No one knew how the stone piles started, but before long everyone knew what they meant: there were dead inside. Bodies that had been left because of panic about contamination, or because they had reached a stage of decomposition that made it hard to move them easily, or simply because there wasn’t time-and now, with the threat of attack weighing heavy on every raiding party, there was never time-when citizens entered a house and found the dead, the piles of stones were a respectful gesture as well as giving notice to others who might come along. If the unlikely day ever came when it was possible to clear the buildings, to give the deceased a proper burial, then the stones could be returned to the fields and creeks and flower beds they came from.

Next to the pile of stones was a second form, difficult to make out in the moonlight. “What is that…?” Cass said, pointing.

“Oh, that-a pot, I think.”

“What, like a cooking pot?”

“Yes…I guess you didn’t- It’s a new thing, a way to tell people that there’s nothing left inside worth taking. No food, no provisions. The raiders started doing that as a way to show people when a house had been emptied of anything useful. It caught on fast.”

“But why a pot?”

Smoke shrugged. “Why anything? Why not a shoe or a lamp or…you know how it is. Nobody knows how these things start. Maybe a pot because it symbolizes a kitchen and food, and it’s mostly food that you want in a raid. Well, food and medicine I guess. Maybe just because they’re sturdy and will hold up to the elements. Does it matter?”

“So that means…someone’s been in there, looking for stuff. You guys?”

“I don’t know. Us, or the fire station people, or even some of the squatters.”

“Squatters?”

“It’s what they’re-what everyone’s calling people who stayed in houses.”

“Even if it was their own houses?”

“Yeah, I know, but that’s what they call them. Not in a shelter, you’re squatting.”

They passed the little clump of buildings and reached another bend in the road. Around the corner the road sloped down again and widened, sidewalks lining the street where the ranchers and foursquare houses were lined up neatly.
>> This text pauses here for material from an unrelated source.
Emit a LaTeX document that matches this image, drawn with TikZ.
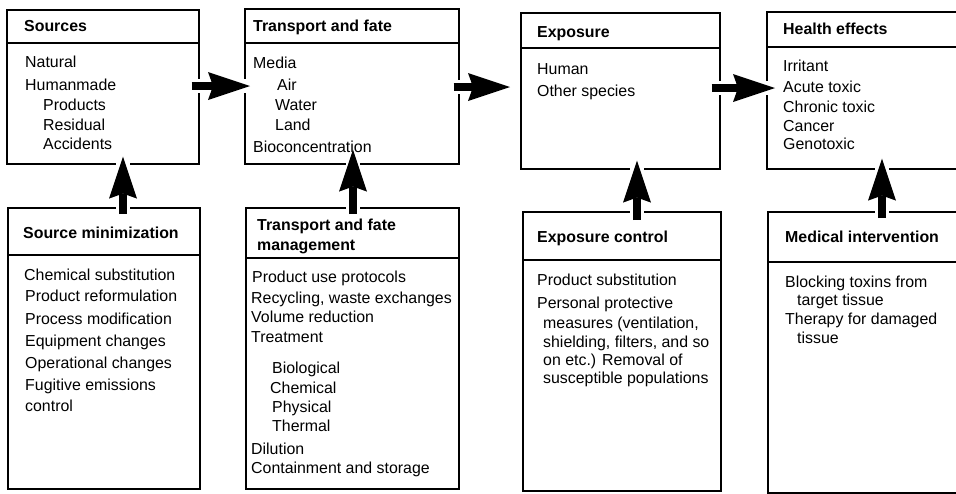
\documentclass[tikz,border=0pt]{standalone}
\usepackage{fontspec}
\setmainfont{Liberation Sans}
\usetikzlibrary{arrows.meta}
\begin{document}
\begin{tikzpicture}[x=1pt,y=-1pt,
  box/.style={draw, line width=1.6pt, rectangle, anchor=north west, inner sep=0pt},
  rule/.style={line width=1.6pt},
  item/.style={anchor=base west, inner sep=0pt, font=\fontsize{15.9}{18}\selectfont},
  title/.style={item, font=\fontsize{15.9}{18}\selectfont\bfseries},
  bigarrow/.style={line width=8pt,
    -{Stealth[length=42pt,width=28pt,inset=5pt,line width=0pt]},
    preaction={draw=white, line width=14pt, -}}
]
\useasboundingbox (0,0) rectangle (956,493);
\clip (0,0) rectangle (956,493);

% upper row: the chain from source to effect
\node[box, minimum width=192pt, minimum height=154pt] (src) at (6,9) {};
\node[box, minimum width=214pt, minimum height=155pt] (tf)  at (244,8) {};
\node[box, minimum width=199pt, minimum height=156pt] (exp) at (520,12) {};
\node[box, minimum width=220pt, minimum height=157pt] (he)  at (766,11) {};
% lower row: the controls acting on each stage
\node[box, minimum width=192pt, minimum height=281pt] (sm)  at (7,207) {};
\node[box, minimum width=213pt, minimum height=281pt] (tfm) at (245,207) {};
\node[box, minimum width=198pt, minimum height=279pt] (ec)  at (522,211) {};
\node[box, minimum width=220pt, minimum height=281pt] (mi)  at (767,211) {};

% header separators
\draw[rule] (src.west |- 0,43)  -- (src.east |- 0,43);
\draw[rule] (tf.west |- 0,43)   -- (tf.east |- 0,43);
\draw[rule] (exp.west |- 0,48)  -- (exp.east |- 0,48);
\draw[rule] (he.west |- 0,47)   -- (he.east |- 0,47);
\draw[rule] (sm.west |- 0,255)  -- (sm.east |- 0,255);
\draw[rule] (tfm.west |- 0,258) -- (tfm.east |- 0,258);
\draw[rule] (ec.west |- 0,260)  -- (ec.east |- 0,260);
\draw[rule] (mi.west |- 0,262)  -- (mi.east |- 0,262);

% flow along the upper row
\draw[bigarrow, shorten <=-8pt, shorten >=-6pt] (src.east |- 0,86) -- (tf.west |- 0,86);
\draw[bigarrow, shorten <=-6pt, shorten >=10pt] (tf.east |- 0,87) -- (exp.west |- 0,87);
\draw[bigarrow, shorten <=-9pt, shorten >=-9pt] (exp.east |- 0,88) -- (he.west |- 0,88);
% controls pushing up into each stage
\draw[bigarrow, shorten <=-7pt, shorten >=-8pt]  (sm.north -| 123,0)  -- (src.south -| 123,0);
\draw[bigarrow, shorten <=-7pt, shorten >=-15pt] (tfm.north -| 353,0) -- (tf.south -| 353,0);
\draw[bigarrow, shorten <=-9pt, shorten >=-9pt]  (ec.north -| 637,0)  -- (exp.south -| 637,0);
\draw[bigarrow, shorten <=-7pt, shorten >=-11pt] (mi.north -| 882,0)  -- (he.south -| 882,0);

% titles
\node[title] (src-t) at (24,31) {Sources};
\node[title] (tf-t) at (253,31) {Transport and fate};
\node[title] (exp-t) at (537,37) {Exposure};
\node[title] (he-t) at (783,34) {Health effects};
\node[title] (sm-t) at (23,238) {Source minimization};
\node[title] (tfm-t1) at (257,230) {Transport and fate};
\node[title] (tfm-t2) at (257,250) {management};
\node[title] (ec-t) at (537,242) {Exposure control};
\node[title] (mi-t) at (785,242) {Medical intervention};

% body texts
\foreach \t/\x/\y [count=\i] in {{Natural}/25/67, {Humanmade}/25/90, {Products}/43/110,
    {Residual}/43/130, {Accidents}/43/149}
  \node[item] (src-\i) at (\x,\y) {\t};
\foreach \t/\x/\y [count=\i] in {{Media}/253/68, {Air}/277/90, {Water}/275/110,
    {Land}/275/130, {Bioconcentration}/253/152}
  \node[item] (tf-\i) at (\x,\y) {\t};
\foreach \t/\x/\y [count=\i] in {{Human}/537/74, {Other species}/537/96}
  \node[item] (exp-\i) at (\x,\y) {\t};
\foreach \t/\x/\y [count=\i] in {{Irritant}/783/71, {Acute toxic}/783/92,
    {Chronic toxic}/783/112, {Cancer}/783/131, {Genotoxic}/783/149}
  \node[item] (he-\i) at (\x,\y) {\t};
\foreach \t/\x/\y [count=\i] in {{Chemical substitution}/24/280,
    {Product reformulation}/25/301, {Process modification}/25/324,
    {Equipment changes}/25/346, {Operational changes}/25/368,
    {Fugitive emissions}/25/390, {control}/25/411}
  \node[item] (sm-\i) at (\x,\y) {\t};
\foreach \t/\x/\y [count=\i] in {{Product use protocols}/252/282,
    {Recycling, waste exchanges}/251/303, {Volume reduction}/251/322,
    {Treatment}/251/342, {Biological}/272/373, {Chemical}/270/393,
    {Physical}/272/412, {Thermal}/272/431, {Dilution}/251/454,
    {Containment and storage}/251/473}
  \node[item] (tfm-\i) at (\x,\y) {\t};
\foreach \t/\x/\y [count=\i] in {{Product substitution}/537/285,
    {Personal protective}/537/308, {measures (ventilation,}/543/328,
    {shielding, filters, and so}/543/347, {on etc.) Removal of}/543/365,
    {susceptible populations}/543/383}
  \node[item] (ec-\i) at (\x,\y) {\t};
\foreach \t/\x/\y [count=\i] in {{Blocking toxins from}/785/287,
    {target tissue}/797/305, {Therapy for damaged}/785/324, {tissue}/797/343}
  \node[item] (mi-\i) at (\x,\y) {\t};
\end{tikzpicture}
\end{document}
“Are there squatters here?” Cass asked, her stomach turning with unease. “In these houses?”

“Last time I came this way, yes, there were,” Smoke said. “We’ve mostly been going over toward Terryville when we go raiding. There’s a group sheltering there in the mall, but they’ve had a hard time with security. Our location’s good, I think-not so many Beaters since they like to stay in towns. The school’s just rural enough that we don’t see as many of them. At least, not until very recently.”

“Do you know which houses have people in them?” Cass asked.

Smoke looked along the row. They were walking in the middle of the street, their steps echoing slightly. “I wish I could tell you. Obviously, not the ones with the stone piles. And not like that .” He pointed at a house whose garage door had been crumpled inward by a pickup truck that was still parked there at an odd angle, back tires digging into the front lawn. A big picture window had been shattered and furniture and lamps were strewn across the front porch.